Be careful what you ask for, it might just come true
Damn right! I love those vids!
I want to see the videos and I also like monkeys !!!
Still, no jump ? Can you develop the process happening to this decision ? (We had the same problem, and resulted in the same decision in our game). I’m curious here
Thanks
(Ho, and of course you have to post theses vidz :p)
Please just stop talking about “jump”, bulletstorm is a freaking funny game which gameplay must absolutely not have jump !
It’s not a PK-like ! If there was jump (and bunny hopping in Bulletstorm), gameplay and fun would be totally destroyed.

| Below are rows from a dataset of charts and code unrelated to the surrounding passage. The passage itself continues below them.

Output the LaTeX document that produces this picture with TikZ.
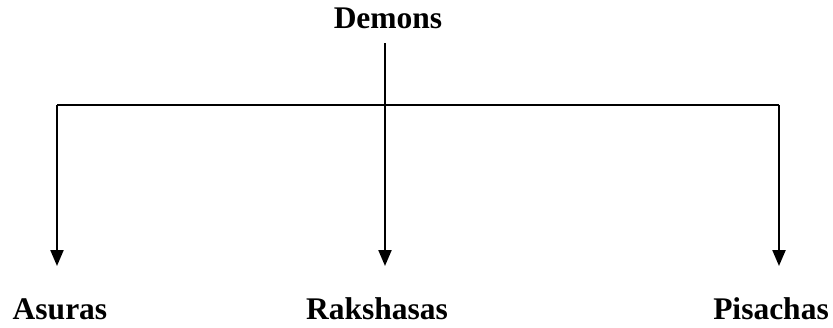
\documentclass[tikz,border=0pt]{standalone}
\usepackage{fontspec}
\setmainfont{Liberation Serif}
\usetikzlibrary{arrows.meta}
\begin{document}
\begin{tikzpicture}[x=1pt,y=-1pt,
  lbl/.style={font=\fontsize{31.5}{36}\selectfont\bfseries, anchor=base, inner sep=0pt},
  ln/.style={line width=2.2pt},
  arr/.style={line width=2.2pt, -{Triangle[length=16pt,width=13pt]}}]
\useasboundingbox (0,0) rectangle (833,327);
\node[lbl] (demons) at (388,28) {Demons};
\node[lbl] (asuras) at (60,319) {Asuras};
\node[lbl] (rak) at (377,319) {Rakshasas};
\node[lbl] (pis) at (771,319) {Pisachas};
\coordinate (top) at (385,43);
\coordinate (mid) at (385,105);
\coordinate (left) at (57,105);
\coordinate (right) at (779,105);
\coordinate (lt) at (57,266);
\coordinate (ct) at (385,266);
\coordinate (rt) at (779,266);
\draw[ln] (top) -- (mid);
\draw[ln] (left) -- (right);
\draw[arr] (left) -- (lt);
\draw[arr] (mid) -- (ct);
\draw[arr] (right) -- (rt);
\end{tikzpicture}
\end{document}
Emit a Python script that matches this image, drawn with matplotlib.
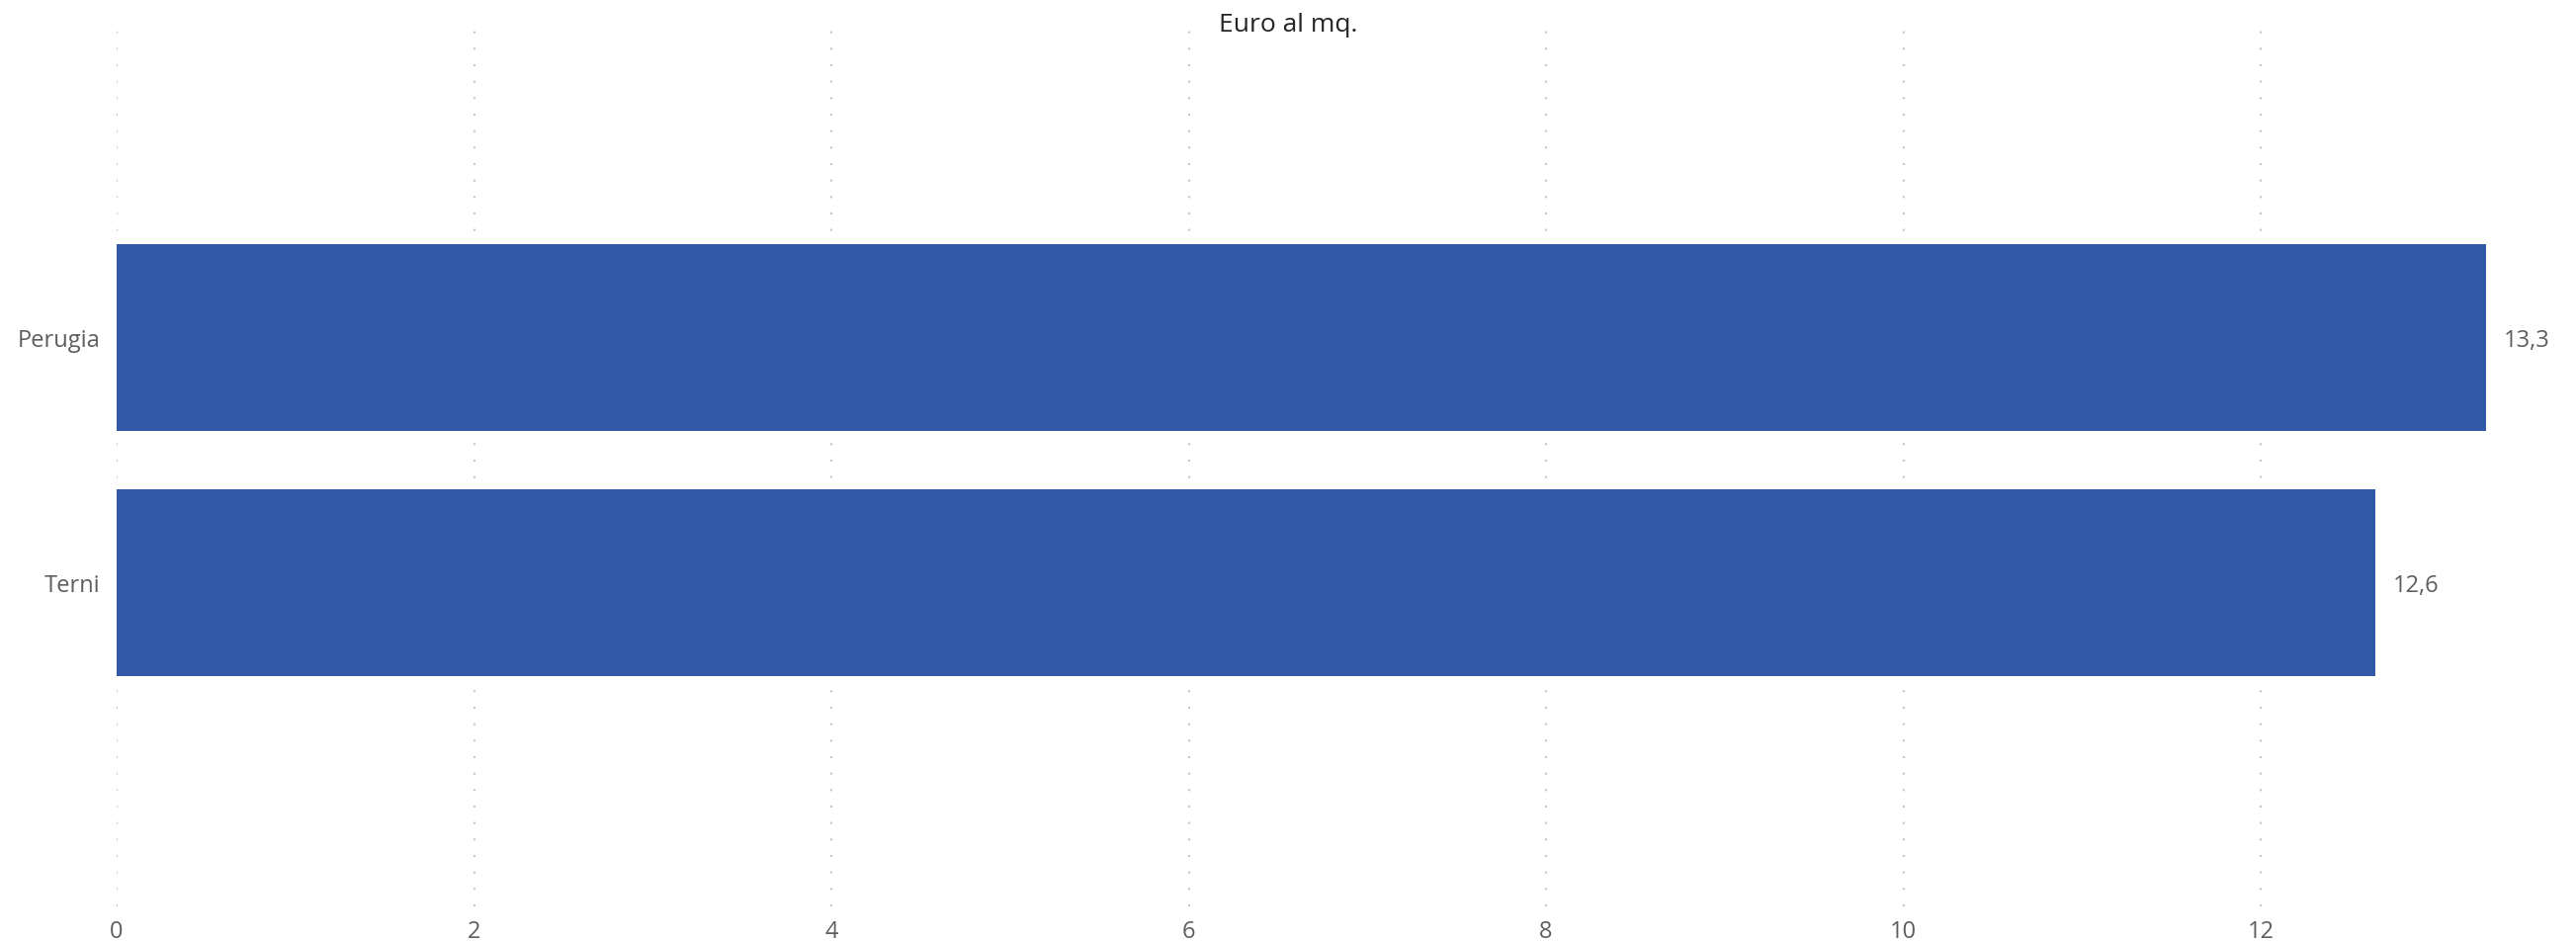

> (we actually have videos of both of these – leave a message in the comments if you want us to post them)
Do want!
WHOA, I smell some serious code optimization to make this world-inside-the-world simulations to be possible
and yes, give us the videos
Yes.Please post those videos.
Videos! Yes, please!
World in the world? Inceptstorm, anyone?
Viedeos! Videos! Videos!
Ps3 version has no god beams but the 360 does. come on guys, im tired of paying full price for an inferior product.
I LOVE YOU. IN FIVE YEARS, WHEN i HAVE MY SHIT TOGETHER, I WOULD LIKE TO WORK FOR YOU.
Chris I was wathing comparision and X360 version has no screen saying that demo don’t represent full product and PS3 has this info, so maybe in full version god beams will be present in PS3 vesrion.
i want to come true i want VIDEOS!!!